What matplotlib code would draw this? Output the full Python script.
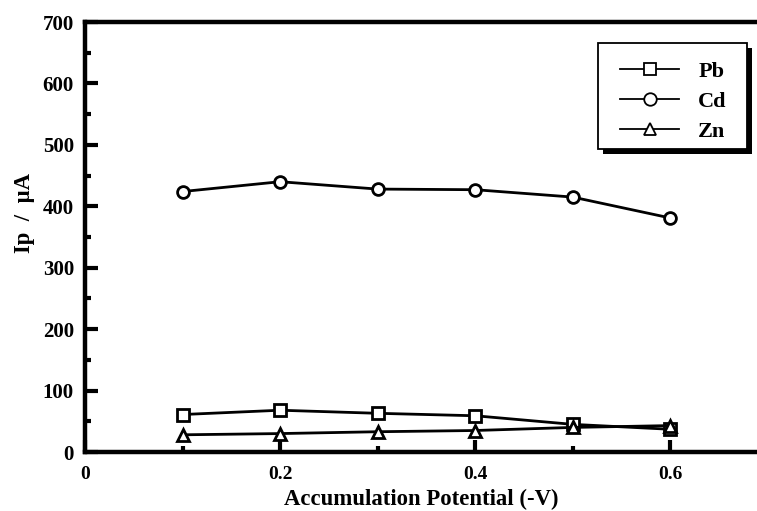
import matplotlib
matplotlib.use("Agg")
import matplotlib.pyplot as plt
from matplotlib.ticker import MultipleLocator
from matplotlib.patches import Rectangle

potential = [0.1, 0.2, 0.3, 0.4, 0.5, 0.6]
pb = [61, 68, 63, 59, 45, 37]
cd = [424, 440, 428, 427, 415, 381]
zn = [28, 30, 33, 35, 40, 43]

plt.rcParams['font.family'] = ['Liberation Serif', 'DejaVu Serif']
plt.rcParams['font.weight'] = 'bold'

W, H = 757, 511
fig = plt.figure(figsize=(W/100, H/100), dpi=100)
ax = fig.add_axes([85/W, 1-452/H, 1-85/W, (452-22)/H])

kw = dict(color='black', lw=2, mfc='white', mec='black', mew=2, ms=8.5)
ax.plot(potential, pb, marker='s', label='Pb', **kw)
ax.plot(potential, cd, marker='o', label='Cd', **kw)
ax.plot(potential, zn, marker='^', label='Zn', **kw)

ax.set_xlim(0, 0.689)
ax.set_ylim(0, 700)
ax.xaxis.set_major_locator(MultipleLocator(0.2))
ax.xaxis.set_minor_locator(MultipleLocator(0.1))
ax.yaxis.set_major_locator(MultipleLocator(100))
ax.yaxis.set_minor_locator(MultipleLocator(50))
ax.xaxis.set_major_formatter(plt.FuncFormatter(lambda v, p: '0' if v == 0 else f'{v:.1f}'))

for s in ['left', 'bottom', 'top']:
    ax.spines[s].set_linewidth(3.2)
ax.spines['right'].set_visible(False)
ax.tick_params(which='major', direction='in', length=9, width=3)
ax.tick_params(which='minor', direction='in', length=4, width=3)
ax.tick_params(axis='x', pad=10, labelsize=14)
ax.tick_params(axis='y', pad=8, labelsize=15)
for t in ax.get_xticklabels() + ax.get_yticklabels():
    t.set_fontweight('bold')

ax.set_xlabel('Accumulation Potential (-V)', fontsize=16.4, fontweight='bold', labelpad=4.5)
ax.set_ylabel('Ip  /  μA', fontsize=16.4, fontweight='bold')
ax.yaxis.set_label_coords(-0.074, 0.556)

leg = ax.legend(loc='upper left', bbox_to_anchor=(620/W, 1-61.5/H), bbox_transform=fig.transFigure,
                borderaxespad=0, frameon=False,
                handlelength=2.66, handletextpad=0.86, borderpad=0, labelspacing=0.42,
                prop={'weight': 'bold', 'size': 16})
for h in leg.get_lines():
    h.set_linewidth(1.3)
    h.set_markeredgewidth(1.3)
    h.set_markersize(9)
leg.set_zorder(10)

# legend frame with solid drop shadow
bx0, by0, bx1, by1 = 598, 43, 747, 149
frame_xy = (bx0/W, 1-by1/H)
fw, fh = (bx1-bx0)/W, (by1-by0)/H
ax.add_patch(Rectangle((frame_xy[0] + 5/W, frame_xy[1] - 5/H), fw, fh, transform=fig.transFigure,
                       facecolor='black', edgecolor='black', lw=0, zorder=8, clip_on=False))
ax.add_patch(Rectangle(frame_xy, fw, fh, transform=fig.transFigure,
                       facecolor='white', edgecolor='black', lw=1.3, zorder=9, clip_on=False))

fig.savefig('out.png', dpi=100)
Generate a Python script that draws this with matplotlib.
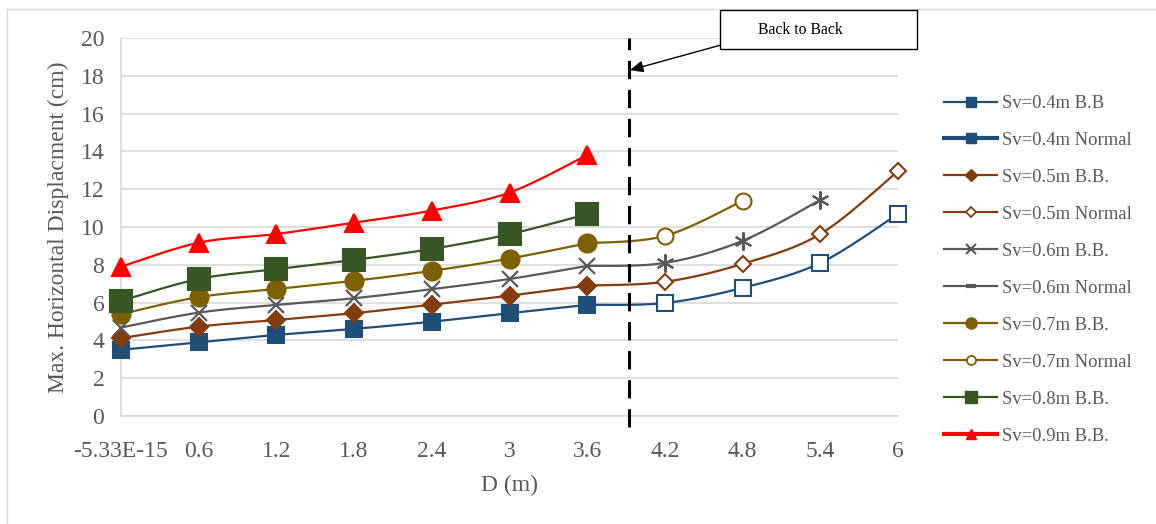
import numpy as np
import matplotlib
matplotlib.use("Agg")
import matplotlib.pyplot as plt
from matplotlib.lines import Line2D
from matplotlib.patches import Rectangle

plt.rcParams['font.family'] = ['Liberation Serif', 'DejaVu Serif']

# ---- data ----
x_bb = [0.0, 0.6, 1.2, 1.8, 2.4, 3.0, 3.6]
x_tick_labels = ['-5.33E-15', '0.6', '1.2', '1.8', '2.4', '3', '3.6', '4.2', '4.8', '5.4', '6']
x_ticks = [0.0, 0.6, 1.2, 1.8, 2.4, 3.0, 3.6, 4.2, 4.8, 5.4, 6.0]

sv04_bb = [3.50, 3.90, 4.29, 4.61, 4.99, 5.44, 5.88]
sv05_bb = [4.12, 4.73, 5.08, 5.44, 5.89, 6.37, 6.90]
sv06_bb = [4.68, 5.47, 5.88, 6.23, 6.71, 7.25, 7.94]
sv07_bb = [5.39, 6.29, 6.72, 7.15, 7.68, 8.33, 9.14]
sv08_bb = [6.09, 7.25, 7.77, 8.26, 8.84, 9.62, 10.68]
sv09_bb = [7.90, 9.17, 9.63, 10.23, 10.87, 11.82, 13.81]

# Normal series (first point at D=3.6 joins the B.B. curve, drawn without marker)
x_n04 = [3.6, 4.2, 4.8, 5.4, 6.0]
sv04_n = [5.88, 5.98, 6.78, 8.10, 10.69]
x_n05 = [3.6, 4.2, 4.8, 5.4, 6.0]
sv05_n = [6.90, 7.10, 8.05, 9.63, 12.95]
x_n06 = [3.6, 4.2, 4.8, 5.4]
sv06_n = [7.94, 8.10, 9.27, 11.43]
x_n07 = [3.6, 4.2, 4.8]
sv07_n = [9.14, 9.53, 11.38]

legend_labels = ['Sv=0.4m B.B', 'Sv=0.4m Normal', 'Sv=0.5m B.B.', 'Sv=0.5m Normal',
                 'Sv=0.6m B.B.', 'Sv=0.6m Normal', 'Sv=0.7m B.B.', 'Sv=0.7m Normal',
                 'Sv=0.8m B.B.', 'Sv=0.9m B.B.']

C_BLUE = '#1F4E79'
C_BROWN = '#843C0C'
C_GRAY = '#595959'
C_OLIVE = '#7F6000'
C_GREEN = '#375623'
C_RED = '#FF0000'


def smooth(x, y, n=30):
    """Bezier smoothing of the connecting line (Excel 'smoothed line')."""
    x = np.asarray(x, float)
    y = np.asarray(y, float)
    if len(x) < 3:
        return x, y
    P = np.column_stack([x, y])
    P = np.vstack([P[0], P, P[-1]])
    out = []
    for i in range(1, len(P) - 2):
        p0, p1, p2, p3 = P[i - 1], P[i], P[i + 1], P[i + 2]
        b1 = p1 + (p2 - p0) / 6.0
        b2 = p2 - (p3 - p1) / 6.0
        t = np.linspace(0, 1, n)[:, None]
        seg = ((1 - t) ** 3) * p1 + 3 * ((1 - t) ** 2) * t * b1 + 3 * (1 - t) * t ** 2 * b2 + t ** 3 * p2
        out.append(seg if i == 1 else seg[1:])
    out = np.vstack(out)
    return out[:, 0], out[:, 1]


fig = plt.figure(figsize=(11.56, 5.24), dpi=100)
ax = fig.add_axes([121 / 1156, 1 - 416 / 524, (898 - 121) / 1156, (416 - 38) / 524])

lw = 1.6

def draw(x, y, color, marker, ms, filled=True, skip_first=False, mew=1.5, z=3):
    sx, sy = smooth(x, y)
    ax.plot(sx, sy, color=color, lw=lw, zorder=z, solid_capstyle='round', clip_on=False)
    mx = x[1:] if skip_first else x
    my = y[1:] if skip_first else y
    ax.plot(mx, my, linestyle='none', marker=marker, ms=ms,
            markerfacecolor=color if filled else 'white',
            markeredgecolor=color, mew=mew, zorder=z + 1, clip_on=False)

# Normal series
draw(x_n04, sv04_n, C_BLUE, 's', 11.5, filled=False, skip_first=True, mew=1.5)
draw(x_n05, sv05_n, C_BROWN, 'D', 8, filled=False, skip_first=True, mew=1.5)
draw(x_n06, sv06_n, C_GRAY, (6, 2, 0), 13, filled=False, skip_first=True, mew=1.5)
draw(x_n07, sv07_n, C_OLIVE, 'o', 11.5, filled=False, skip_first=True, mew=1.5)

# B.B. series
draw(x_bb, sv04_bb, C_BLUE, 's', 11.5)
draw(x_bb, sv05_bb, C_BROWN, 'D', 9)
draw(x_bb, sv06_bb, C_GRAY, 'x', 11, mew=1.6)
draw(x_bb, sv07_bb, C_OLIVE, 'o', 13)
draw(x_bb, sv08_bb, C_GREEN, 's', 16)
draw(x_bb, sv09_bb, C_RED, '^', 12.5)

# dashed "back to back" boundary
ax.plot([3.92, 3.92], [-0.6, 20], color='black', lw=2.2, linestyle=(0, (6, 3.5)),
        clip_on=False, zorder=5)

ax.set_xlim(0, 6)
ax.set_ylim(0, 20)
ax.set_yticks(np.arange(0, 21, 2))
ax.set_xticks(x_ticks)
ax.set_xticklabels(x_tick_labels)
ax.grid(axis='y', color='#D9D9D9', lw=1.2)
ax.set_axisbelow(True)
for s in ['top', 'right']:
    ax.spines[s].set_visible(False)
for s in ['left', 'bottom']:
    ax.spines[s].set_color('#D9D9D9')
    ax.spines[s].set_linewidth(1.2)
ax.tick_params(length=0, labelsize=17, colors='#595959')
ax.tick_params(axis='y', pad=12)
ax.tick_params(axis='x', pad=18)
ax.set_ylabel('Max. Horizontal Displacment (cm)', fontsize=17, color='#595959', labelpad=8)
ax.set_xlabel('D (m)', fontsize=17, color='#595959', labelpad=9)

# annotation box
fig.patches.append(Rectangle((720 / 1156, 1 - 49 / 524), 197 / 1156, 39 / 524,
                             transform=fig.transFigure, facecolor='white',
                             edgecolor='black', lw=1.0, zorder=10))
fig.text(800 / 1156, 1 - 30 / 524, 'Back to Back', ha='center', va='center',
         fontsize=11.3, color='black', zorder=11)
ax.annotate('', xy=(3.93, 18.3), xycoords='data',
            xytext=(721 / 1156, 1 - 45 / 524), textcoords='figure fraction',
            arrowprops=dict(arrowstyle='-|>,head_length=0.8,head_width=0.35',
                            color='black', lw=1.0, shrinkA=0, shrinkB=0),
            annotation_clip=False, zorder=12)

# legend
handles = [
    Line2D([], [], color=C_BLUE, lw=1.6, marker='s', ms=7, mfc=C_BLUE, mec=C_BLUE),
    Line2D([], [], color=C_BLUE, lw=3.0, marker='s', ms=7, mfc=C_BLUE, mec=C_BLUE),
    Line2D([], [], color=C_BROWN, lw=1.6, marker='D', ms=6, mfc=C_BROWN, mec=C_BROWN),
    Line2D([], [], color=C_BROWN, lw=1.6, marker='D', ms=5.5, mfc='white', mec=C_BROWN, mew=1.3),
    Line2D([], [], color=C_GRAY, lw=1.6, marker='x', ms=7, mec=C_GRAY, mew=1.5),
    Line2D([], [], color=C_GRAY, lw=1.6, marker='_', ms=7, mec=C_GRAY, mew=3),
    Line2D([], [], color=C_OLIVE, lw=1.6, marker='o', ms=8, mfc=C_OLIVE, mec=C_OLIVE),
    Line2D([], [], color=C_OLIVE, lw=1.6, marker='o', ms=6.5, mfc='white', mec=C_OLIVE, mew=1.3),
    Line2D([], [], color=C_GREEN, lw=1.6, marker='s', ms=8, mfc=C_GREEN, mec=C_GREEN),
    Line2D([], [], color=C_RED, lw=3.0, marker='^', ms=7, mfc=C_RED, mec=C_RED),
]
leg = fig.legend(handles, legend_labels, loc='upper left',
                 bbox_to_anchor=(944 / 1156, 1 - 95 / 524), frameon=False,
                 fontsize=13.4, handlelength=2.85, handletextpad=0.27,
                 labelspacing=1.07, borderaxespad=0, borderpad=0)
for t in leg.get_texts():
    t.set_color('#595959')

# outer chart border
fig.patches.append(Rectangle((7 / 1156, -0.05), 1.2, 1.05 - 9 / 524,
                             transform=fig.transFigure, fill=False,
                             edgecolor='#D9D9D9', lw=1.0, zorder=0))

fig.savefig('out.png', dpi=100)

### [Requirement]
Print, exactly as written, the lines above from the first one to the one containing "ax.xaxis.set_major_formatter(plt.FuncFormatter(lambda v, p: '0'". Leave out pictures.

### [Output]
What matplotlib code would draw this? Output the full Python script.
import matplotlib
matplotlib.use("Agg")
import matplotlib.pyplot as plt
from matplotlib.ticker import MultipleLocator
from matplotlib.patches import Rectangle

potential = [0.1, 0.2, 0.3, 0.4, 0.5, 0.6]
pb = [61, 68, 63, 59, 45, 37]
cd = [424, 440, 428, 427, 415, 381]
zn = [28, 30, 33, 35, 40, 43]

plt.rcParams['font.family'] = ['Liberation Serif', 'DejaVu Serif']
plt.rcParams['font.weight'] = 'bold'

W, H = 757, 511
fig = plt.figure(figsize=(W/100, H/100), dpi=100)
ax = fig.add_axes([85/W, 1-452/H, 1-85/W, (452-22)/H])

kw = dict(color='black', lw=2, mfc='white', mec='black', mew=2, ms=8.5)
ax.plot(potential, pb, marker='s', label='Pb', **kw)
ax.plot(potential, cd, marker='o', label='Cd', **kw)
ax.plot(potential, zn, marker='^', label='Zn', **kw)

ax.set_xlim(0, 0.689)
ax.set_ylim(0, 700)
ax.xaxis.set_major_locator(MultipleLocator(0.2))
ax.xaxis.set_minor_locator(MultipleLocator(0.1))
ax.yaxis.set_major_locator(MultipleLocator(100))
ax.yaxis.set_minor_locator(MultipleLocator(50))
ax.xaxis.set_major_formatter(plt.FuncFormatter(lambda v, p: '0' if v == 0 else f'{v:.1f}'))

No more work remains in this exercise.